Line by line, repeat the data below exactly, beginning at the first line and ending at the line with "from matplotlib.transforms import Affine2D". Omit pictures.

=-=-=

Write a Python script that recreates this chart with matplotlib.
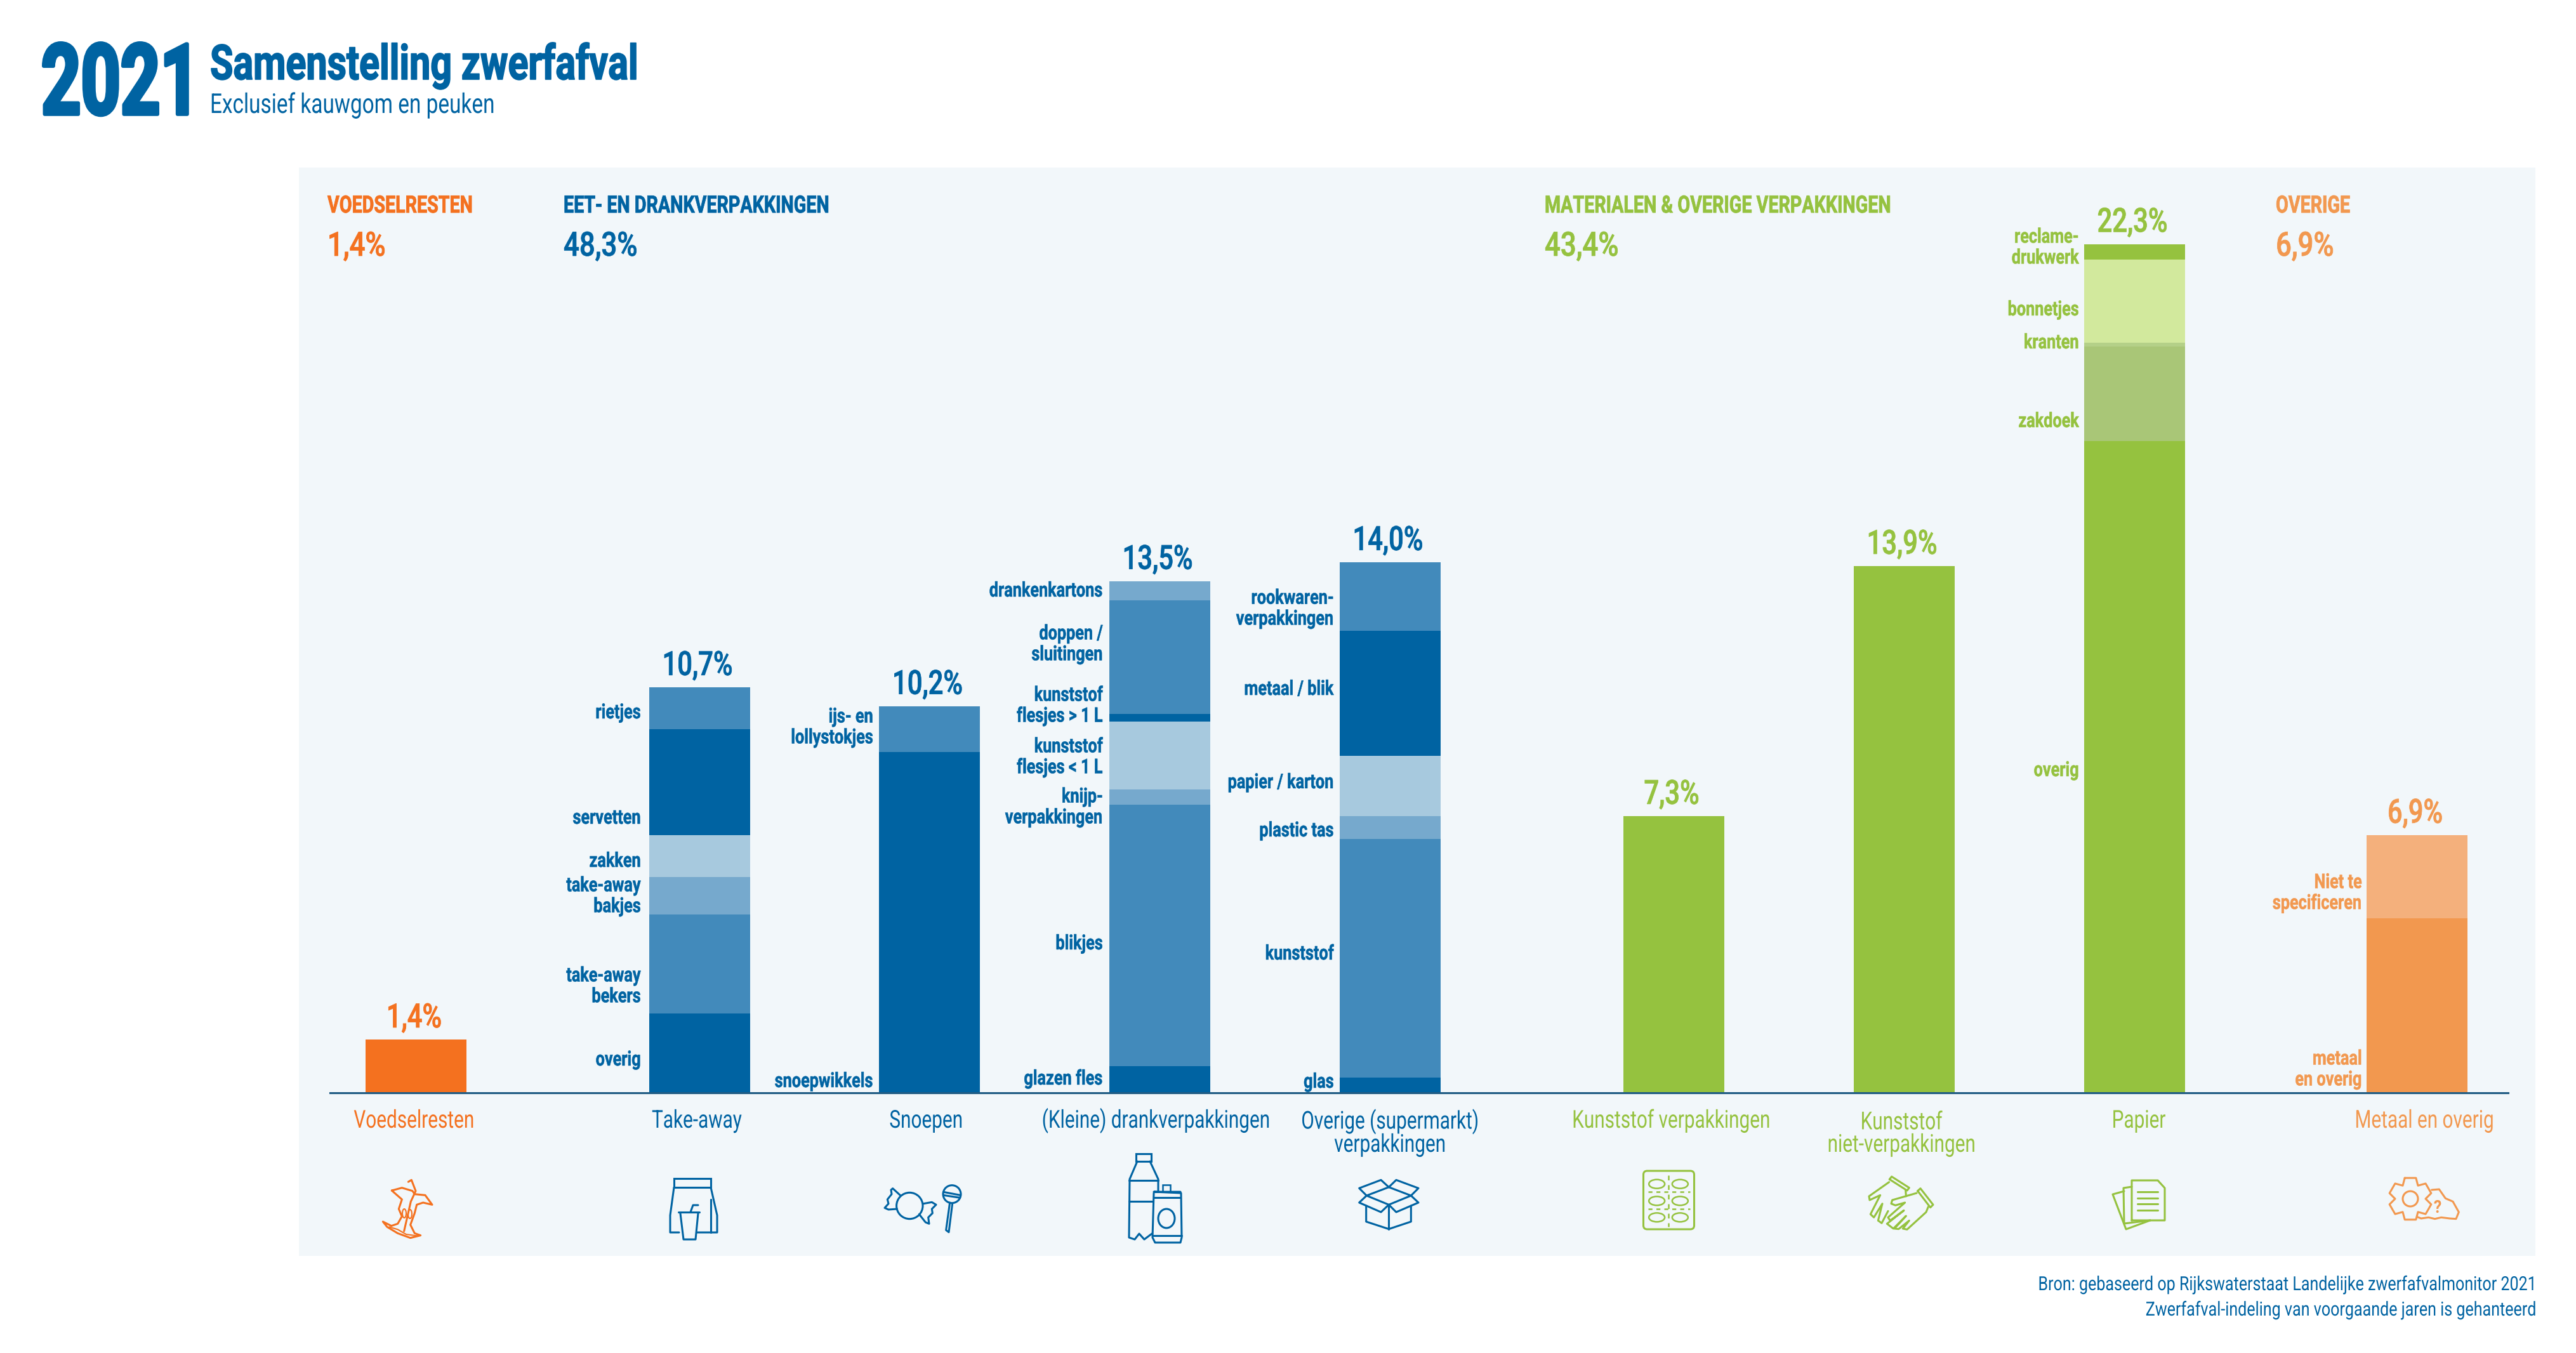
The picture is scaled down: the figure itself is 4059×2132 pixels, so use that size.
import numpy as np
import matplotlib
matplotlib.use("Agg")
import matplotlib.pyplot as plt
from matplotlib.patches import Ellipse, Rectangle, FancyBboxPatch
from matplotlib.patheffects import AbstractPathEffect
from matplotlib.transforms import Affine2D

plt.rcParams['font.family'] = ['Roboto', 'DejaVu Sans']

# data
categories = ["Voedselresten", "Take-away", "Snoepen", "(Kleine) drankverpakkingen",
              "Overige (supermarkt)\nverpakkingen", "Kunststof verpakkingen",
              "Kunststof\nniet-verpakkingen", "Papier", "Metaal en overig"]
total_labels = ["1,4%", "10,7%", "10,2%", "13,5%", "14,0%", "7,3%", "13,9%", "22,3%", "6,9%"]

# bottom to top
voedsel_vals = [1.4]
takeaway_vals = [2.1, 2.6, 1.0, 1.1, 2.8, 1.1]
snoepen_vals = [9.0, 1.2]
drank_vals = [0.7, 6.9, 0.4, 1.8, 0.2, 3.0, 0.5]
overige_vals = [0.4, 6.3, 0.6, 1.6, 3.3, 1.8]
kverp_vals = [7.3]
kniet_vals = [13.9]
papier_vals = [17.2, 2.5, 0.1, 2.2, 0.4]
metaal_vals = [4.6, 2.2]

takeaway_labels = ["overig", "take-away\nbekers", "take-away\nbakjes", "zakken", "servetten", "rietjes"]
snoepen_labels = ["snoepwikkels", "ijs- en\nlollystokjes"]
drank_labels = ["glazen fles", "blikjes", "knijp-\nverpakkingen", "kunststof\nflesjes < 1 L",
                "kunststof\nflesjes > 1 L", "doppen /\nsluitingen", "drankenkartons"]
overige_labels = ["glas", "kunststof", "plastic tas", "papier / karton", "metaal / blik",
                  "rookwaren-\nverpakkingen"]
papier_labels = ["overig", "zakdoek", "kranten", "bonnetjes", "reclame-\ndrukwerk"]
metaal_labels = ["metaal\nen overig", "Niet te\nspecificeren"]

group_names = ["VOEDSELRESTEN", "EET- EN DRANKVERPAKKINGEN", "MATERIALEN & OVERIGE VERPAKKINGEN", "OVERIGE"]
group_values = ["1,4%", "48,3%", "43,4%", "6,9%"]

# colours
BLUE, BLUE2, BLUE3, BLUE4 = "#0063a2", "#428abb", "#76a9cd", "#a7c9de"
GREEN, GREEN2, GREEN3, GREEN4 = "#95c23f", "#a9c677", "#b4d088", "#d2e99d"
ORANGE, ORANGE2, ORANGE3 = "#f4711f", "#f2984f", "#f4b07c"
PANEL = "#f2f7fa"

voedsel_cols = [ORANGE]
takeaway_cols = [BLUE, BLUE2, BLUE3, BLUE4, BLUE, BLUE2]
snoepen_cols = [BLUE, BLUE2]
drank_cols = [BLUE, BLUE2, BLUE3, BLUE4, BLUE, BLUE2, BLUE3]
overige_cols = [BLUE, BLUE2, BLUE3, BLUE4, BLUE, BLUE2]
papier_cols = [GREEN, GREEN2, GREEN3, GREEN4, GREEN]
metaal_cols = [ORANGE2, ORANGE3]

# layout, in pixels of the picture
W, H = 4059, 2132
BASE = 1722
PX_PER_PCT = 59.7
bar_x = [655.5, 1102, 1464.5, 1827, 2190, 2637, 3000, 3363, 3808.5]
bar_w = 159
cat_x = [652, 1098, 1459, 1821, 2190, 2633, 2996, 3370, 3820]
text_cols = [ORANGE, BLUE, BLUE, BLUE, BLUE, GREEN, GREEN, GREEN, ORANGE2]

fig = plt.figure(figsize=(W / 100, H / 100), dpi=100)

ov = fig.add_axes([0, 0, 1, 1], zorder=0)
ov.set_xlim(0, W)
ov.set_ylim(H, 0)
ov.axis("off")
ov.add_patch(Rectangle((471, 264), 3995 - 471, 1979 - 264, fc=PANEL, ec="none"))

ax = fig.add_axes([520 / W, (H - BASE) / H, (3952 - 520) / W, 24 * PX_PER_PCT / H], zorder=1)
ax.patch.set_alpha(0)
ax.set_xlim(520, 3952)
ax.set_ylim(0, 24)
for s in ["top", "left", "right"]:
    ax.spines[s].set_visible(False)
ax.spines["bottom"].set_color("#1b6aa0")
ax.spines["bottom"].set_linewidth(2.2)
ax.set_xticks([])
ax.set_yticks([])


class Squeeze(AbstractPathEffect):
    # narrows text around its anchor, none of the installed fonts is condensed
    def __init__(self, sx, x0, stroke=0, sy=1, y0=0):
        super().__init__()
        self.sx, self.x0, self.stroke, self.sy, self.y0 = sx, x0, stroke, sy, y0

    def draw_path(self, renderer, gc, tpath, affine, rgbFace=None):
        t = affine + Affine2D().translate(-self.x0, -self.y0).scale(self.sx, self.sy).translate(self.x0, self.y0)
        gc0 = renderer.new_gc()
        gc0.copy_properties(gc)
        if self.stroke:
            gc0.set_linewidth(self.stroke)
            gc0.set_foreground(rgbFace)
        else:
            gc0.set_linewidth(0)
        renderer.draw_path(gc0, tpath, t, rgbFace)
        gc0.restore()


def txt(x, y, s, size, color, weight="normal", ha="left", va="baseline", sx=0.72, ls=1.2, stroke=0, sy=1):
    t = ov.text(x, y, s, fontsize=size, color=color, fontweight=weight, ha=ha, va=va, linespacing=ls)
    t.set_path_effects([Squeeze(sx, x, stroke, sy, H - y)])
    return t


# title
txt(65, 180, "2021", 82, BLUE, "bold", sx=0.956, sy=1.366, stroke=4)
txt(331, 125, "Samenstelling zwerfafval", 55, BLUE, "bold", sx=0.775, stroke=1.2)
txt(331, 178, "Exclusief kauwgom en peuken", 31, BLUE, sx=0.775)

# group headers
group_x = [516, 888, 2434, 3586]
group_cols = [ORANGE, BLUE, GREEN, ORANGE2]
for x, n, v, c in zip(group_x, group_names, group_values, group_cols):
    txt(x, 335, n, 27, c, "bold", sx=0.765, stroke=0.6)
    txt(x, 403, v, 38, c, "medium", sx=0.83, stroke=0.6)

# bars
all_vals = [voedsel_vals, takeaway_vals, snoepen_vals, drank_vals, overige_vals,
            kverp_vals, kniet_vals, papier_vals, metaal_vals]
all_cols = [voedsel_cols, takeaway_cols, snoepen_cols, drank_cols, overige_cols,
            [GREEN], [GREEN], papier_cols, metaal_cols]
for i, vals in enumerate(all_vals):
    bottom = 0
    for v, c in zip(vals, all_cols[i]):
        ax.bar(bar_x[i], v, bottom=bottom, width=bar_w, color=c, zorder=2, clip_on=False)
        bottom += v
    a = ax.annotate(total_labels[i], (bar_x[i] - 3, bottom), xytext=(0, 14), textcoords="offset points",
                    ha="center", va="baseline", fontsize=38, fontweight="medium", color=text_cols[i])
    a.set_path_effects([Squeeze(0.79, bar_x[i] - 3, 0.6)])
    y = 1777 + 38 * categories[i].count("\n")
    txt(cat_x[i], y, categories[i], 28, text_cols[i], ha="center", va="baseline", sx=0.765, ls=0.95)
ax.axhline(0, color="#333333", lw=2.2, alpha=0.25, zorder=5, clip_on=False)

# segment labels
seg_right = [1010, 1376, 1738, 2102, 3276, 3722]
seg_labels = [takeaway_labels, snoepen_labels, drank_labels, overige_labels, papier_labels, metaal_labels]
seg_y = [[1670, 1554, 1412, 1357, 1289, 1123],
         [1704, 1146],
         [1700, 1487, 1272, 1193, 1112, 1015, 931],
         [1705, 1503, 1309, 1233, 1086, 959],
         [1214, 664, 540, 488, 390],
         [1685, 1407]]
seg_cols = [BLUE, BLUE, BLUE, BLUE, GREEN, ORANGE2]
for r, labs, ys, c in zip(seg_right, seg_labels, seg_y, seg_cols):
    for lab, y in zip(labs, ys):
        txt(r, y, lab, 23, c, "bold", ha="right", va="center", sx=0.79, ls=1.12, stroke=0.4)

# source
txt(3996, 2033, "Bron: gebaseerd op Rijkswaterstaat Landelijke zwerfafvalmonitor 2021", 22, BLUE, ha="right", sx=0.82)
txt(3996, 2073, "Zwerfafval-indeling van voorgaande jaren is gehanteerd", 22, BLUE, ha="right", sx=0.82)


# icons
def ln(pts, c, lw=2.2, **kw):
    pts = np.array(pts, dtype=float)
    ov.plot(pts[:, 0], pts[:, 1], color=c, lw=lw, solid_joinstyle="round", solid_capstyle="round", **kw)


def z(pts, x0, y0):
    return [(x0 + a / 3, y0 + b / 3) for a, b in pts]


def oval(x, y, rx, ry, c, lw=2.2, angle=0):
    ov.add_patch(Ellipse((x, y), rx * 2, ry * 2, angle=angle, fc="none", ec=c, lw=lw))


# apple core
ln(z([(532, 828), (580, 815), (630, 830), (640, 845), (690, 850), (723, 895), (680, 885), (650, 895), (640, 935),
      (620, 990), (640, 1030), (668, 1040), (620, 1052), (560, 1030), (510, 1000), (490, 975), (530, 995),
      (560, 985), (580, 950), (565, 915), (580, 870), (532, 828)], 440, 1600), ORANGE)
ln(z([(610, 787), (625, 778), (645, 830), (622, 880), (590, 1020)], 440, 1600), ORANGE)
ln(z([(520, 1000), (560, 1012), (600, 1035), (650, 1042)], 440, 1600), ORANGE, lw=1.5)
oval(637, 1912, 3, 7, ORANGE, 1.5)
oval(646, 1913, 3, 7, ORANGE, 1.5)

# take-away bag and cup
ov.add_patch(Rectangle((1062, 1857), 58, 14, fc="none", ec=BLUE, lw=2.2))
ln([(1062, 1871), (1056, 1915), (1056, 1942), (1070, 1942)], BLUE)
ln([(1120, 1871), (1130, 1915), (1130, 1942), (1098, 1942)], BLUE)
ln([(1120, 1890), (1120, 1942)], BLUE)
ln([(1069, 1910), (1102, 1910)], BLUE)
ln([(1072, 1912), (1077, 1953), (1096, 1953), (1100, 1912)], BLUE)
ln([(1088, 1910), (1092, 1899), (1100, 1899)], BLUE)

# candy and lollipop
oval(1433.3, 1900, 20.7, 20.7, BLUE)
ln(z([(115, 100), (80, 68), (72, 75), (75, 95), (55, 120), (60, 140), (42, 160), (60, 168), (100, 165)], 1380, 1850), BLUE)
ln(z([(225, 140), (265, 133), (285, 145), (265, 165), (268, 185), (248, 205), (252, 235), (235, 228), (205, 190)], 1380, 1850), BLUE)
oval(1500, 1881.7, 14, 14, BLUE)
ln(z([(320, 85), (400, 100)], 1380, 1850), BLUE)
ln(z([(320, 100), (398, 112)], 1380, 1850), BLUE)
ln(z([(350, 135), (332, 265), (345, 275), (362, 140)], 1380, 1850), BLUE)

# bottle and can
ov.add_patch(Rectangle((1790, 1818), 24, 12, fc="none", ec=BLUE, lw=2.2))
ln([(1792, 1830), (1780, 1858), (1779, 1950), (1788, 1953), (1795, 1944), (1803, 1953), (1815, 1944)], BLUE)
ln([(1812, 1830), (1825, 1858), (1825, 1877)], BLUE)
ln([(1779, 1860), (1825, 1860)], BLUE)
ln([(1779, 1893), (1816, 1893)], BLUE)
ln([(1818, 1880), (1816, 1950), (1820, 1958), (1860, 1958), (1862, 1950), (1861, 1880), (1818, 1878), (1860, 1878)], BLUE)
ln([(1816, 1947), (1862, 1947)], BLUE)
ln([(1818, 1887), (1860, 1887)], BLUE)
ov.add_patch(Rectangle((1832, 1867), 12, 11, fc="none", ec=BLUE, lw=1.8))
oval(1838, 1920, 13, 15, BLUE)

# box
box = [[(205, 92), (310, 132), (205, 175), (100, 132), (205, 92)],
       [(100, 132), (65, 97), (168, 58), (205, 92), (240, 58), (345, 97), (310, 132)],
       [(100, 132), (65, 165), (168, 210), (205, 175), (240, 210), (345, 165), (310, 132)],
       [(98, 180), (98, 255), (205, 290), (310, 255), (310, 180)],
       [(205, 175), (205, 290)]]
for b in box:
    ln(z(b, 2120, 1840), BLUE)

# blister pack
ov.add_patch(FancyBboxPatch((2589.5, 1845), 80, 92, boxstyle="round,pad=0,rounding_size=6", fc="none", ec=GREEN, lw=2.2))
for py in [107, 187, 265]:
    oval(2570 + 122 / 3, 1830 + py / 3, 12.5, 7, GREEN, 1.8)
    oval(2570 + 232 / 3, 1830 + py / 3, 12.5, 7, GREEN, 1.8)
for py in [143, 224]:
    ln(z([(80, py), (280, py)], 2570, 1830), GREEN, lw=1.8, ls=(0, (2.5, 2.5)))
ln(z([(178, 65), (178, 310)], 2570, 1830), GREEN, lw=1.8, ls=(0, (3, 3)))

# hands
hands = [[(172, 85), (182, 72), (265, 125), (255, 138), (172, 85)],
         [(170, 98), (75, 165), (78, 183), (128, 160), (82, 250), (98, 265), (138, 200), (118, 280), (135, 292),
          (165, 235)],
         [(248, 135), (250, 165)],
         [(305, 140), (318, 128), (378, 205), (365, 218), (305, 140)],
         [(300, 150), (185, 183), (180, 200), (200, 208), (245, 195), (165, 265), (175, 280), (240, 232),
          (160, 295), (190, 318), (250, 258), (195, 318), (215, 320), (265, 280), (235, 318), (255, 322),
          (345, 240), (355, 215)]]
for h in hands:
    ln(z(h, 2920, 1830), GREEN)

# paper
ln([(3359, 1923), (3359, 1860), (3400, 1860), (3411, 1872), (3411, 1923), (3359, 1923)], GREEN)
for py in [1878, 1888, 1897, 1907]:
    ln([(3368, py), (3400, py)], GREEN)
ln([(3359, 1870), (3346, 1872), (3347, 1928), (3388, 1923)], GREEN)
ln([(3347, 1877), (3329, 1882), (3350, 1937), (3388, 1923)], GREEN)

# gear and cloud
ang = np.deg2rad(np.array([-105, -75, -60, -45, -15, 0, 15, 45, 60, 75, 105, 120, 135, 165, 180, 195, 225, 240, 255]))
rad = np.array([34, 34, 24, 34, 34, 24, 34, 34, 24, 34, 34, 24, 34, 34, 24, 34, 34, 24, 34])
ln(np.c_[3798 + rad * np.cos(ang), 1889 + rad * np.sin(ang)], ORANGE2)
oval(3798, 1889, 12, 12, ORANGE2)
ln(z([(395, 825), (430, 822), (460, 865), (495, 880), (523, 930), (510, 962), (480, 960), (440, 955), (410, 962),
      (380, 955), (345, 960), (325, 952)], 3700, 1600), ORANGE2)
txt(3841, 1911, "?", 20, ORANGE2, "bold", ha="center", sx=0.9)

fig.savefig("out.png", dpi=100, facecolor="white")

=-=-=

*EXERCISE RESULT:*
Write a Python script that recreates this chart with matplotlib.
The picture is scaled down: the figure itself is 4059×2132 pixels, so use that size.
import numpy as np
import matplotlib
matplotlib.use("Agg")
import matplotlib.pyplot as plt
from matplotlib.patches import Ellipse, Rectangle, FancyBboxPatch
from matplotlib.patheffects import AbstractPathEffect
from matplotlib.transforms import Affine2D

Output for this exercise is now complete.